12 comments on “Send a JAFA to Wellington….”

  1. Armchair Critic 1

    So we have Whangarei to thank for John Banks and Phil Heatley. WTF.
    I’d be interested to know whether one mayor representing 1 million people would have more influence than, say, five mayors representing 200,000 people each. Water under the bridge, I know, but I’m still not convinced that the one city model works. My instinct is that the one mayor will be too far removed from their constituency to be effective. I’d love it if Labour would commit to letting Aucklanders completely revisit the structure of local government in the region. Pity it would take more than one electoral cycle.

    • lprent 1.1

      Yep, that is a problem. However the super-shitty council has the power to delegate authority downwards. With a C&R dominated council I have no doubt that will not happen, regardless of what they say during the election campaign.

      So Auckland has to elect a council that isn’t dominated by National and Act proxies.

  2. Jum 2

    So they replace 8 councils with 1 council and 7 unelected, unaccountable ccos. What a joke. That’s supposed to be progress?!
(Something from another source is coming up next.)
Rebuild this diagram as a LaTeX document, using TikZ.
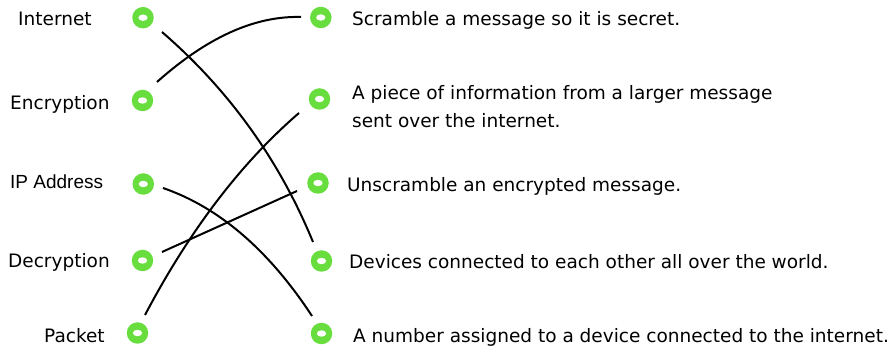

    The earlier councils were scrapped because we were told they couldn’t work together. WTF. They have to conflict. That’s how you get best outcome, providing all are on a level playing field, unlike Banks and his railroading C&R crony council blockers. We should have sacked the Auckland Council and kept the other councils. The Mayors’ forum would have continued. That would have been fairer to all the outlying areas.

  3. Clipbox 3

    I agree its good that we retain assets, but is it really viable to say that we can just buy them back soon after they would have been sold off?

    • lprent 3.1

      Parliament can do almost anything. Including legislation and regulation making those assets unable to make a profit of Aucklanders using their monopolies. In this case the assets are all natural monopolies which parliament already has powers to regulate.

      The people of Auckland were not consulted about putting those assets into a ‘saleable’ form. I can’t see any particular reason to consult or even consider with the new owners if Rodney and National sell them. The new owners will know the risks of parliament acting on Aucklands behalf making it impossible for them to get the returns off them.

      Quite simply, sales of natural monopolies to private interests is unacceptable.

      • Bored 3.1.1

        Iprent, theres something a little ingenuous about the idea of Goff or Labour buying back privatised assets. Heres a man who was part of the Douglas regime, and a party who blithely for years signed international trade agreements that were all about gauranteeing the right of private property, and the loss of our sovereignty. Then perhaps we could that mention the original commission on Auckland was the brain child of Labour.

        What really gets me about this whole Nact drive to feather the nests of their buddies is that for 9 years in government Labour failed to distance NZs parliamentary processes from the legislative confines of the Douglas revolution. It sticks in my craw that labour left the door so wide open that these burglars just walked on in and started the plunder.

        • lprent

          I dislike intensely the privatization of natural monopolies. It just offers opportunities for price-gouging while running down assets by the rapacious buyers. That has been the experience not only here, but also in virtually every other place that has done it over the last 30 years. Over the long-term privatization of natural monopolies offers no significant advantages to the consumers of their services and usually costs more and offers less service.

          But I also recognize the advantages of freer markets including for exports and imports. After all that is where I’ve been working in over the last 30 years, mostly in exports. It is like everything else in economics, there are balances.

          I suspect that Phil Goff looks at it in much the same way.

          • Bored

            Agreed to some degree, what still rankles is that all that the rules GATT,the IMF , plus agreements at Davos etc do is impose a system that trades “free” market access in return for open slather to a countries infrastructure and service sectors. Labour have been complicit in this compromise position. Trade needs to be fair trade, our “free” market international scenario is far from this. I dont know how much traction opposing this system has electorally nor if Labour actually sees it as an issue.

          • Draco T Bastard

            Free trade (ie, trade in finished products) I can agree with as it actually makes sense. It actually does what the economists say it will – things made in relation to advantage. Although, with the oncoming shortages due to Peak Oil, we will probably find that more local manufacture will be beneficial.

            Free movement of capital and free-ownership (foreign owners) is a load of BS. That must, and does, result in a stifled economy as more and more of the worlds wealth is tied up in fewer and fewer mega-corporations and individuals hands. This, of course, results in a massive misallocation of resources as the wealth goes to only advancing the affairs of the few rather than that of the community.

  4. peter 4

    Lprent , well said. I was gobsmaked when I saw that the citrats had shown almost total contempt for the aspirations of Aucklanders by recycling useless time wasters such as Christine Fletcher et al..

  5. bahandhumbug 5

    Dove Myer Robinson was definitiely before his time and from memory was potically independent ?

    All of the current mob;Banks, Brown, Harvey, Lee, Williams are inept morons to varying degrees. I have very little hope of things improving under a supercity when we’ll have the usual approach of the majority being not bothered to vote and other idiots voting along party lines rather than choosing the best person regardless of what politica persuasion you choose to attach to them.

    Not that there’ll be any “best persons” just the least odious as per usual.

  6. Dav 6

    I believe your opening paraphrase is meant to involve New Zealand and Australia rather than Auckland and Wellington. And, seriously, who with half a brain would consider Auckland to have a higher average IQ level than the country’s cultural and political capital?

    But that’s far from your only misconception. Shadbolt wasn’t “inflicted” on Invercargill, Labour’s leader suggesting the Auckland Mayor sit at the cabinet table isn’t a minor story and Goff didn’t do “pretty good”. His speech was verbose, disorganised and lacked narative. Perhaps he did a great job of preaching to the indoctrinated but no one else could be bothered listening.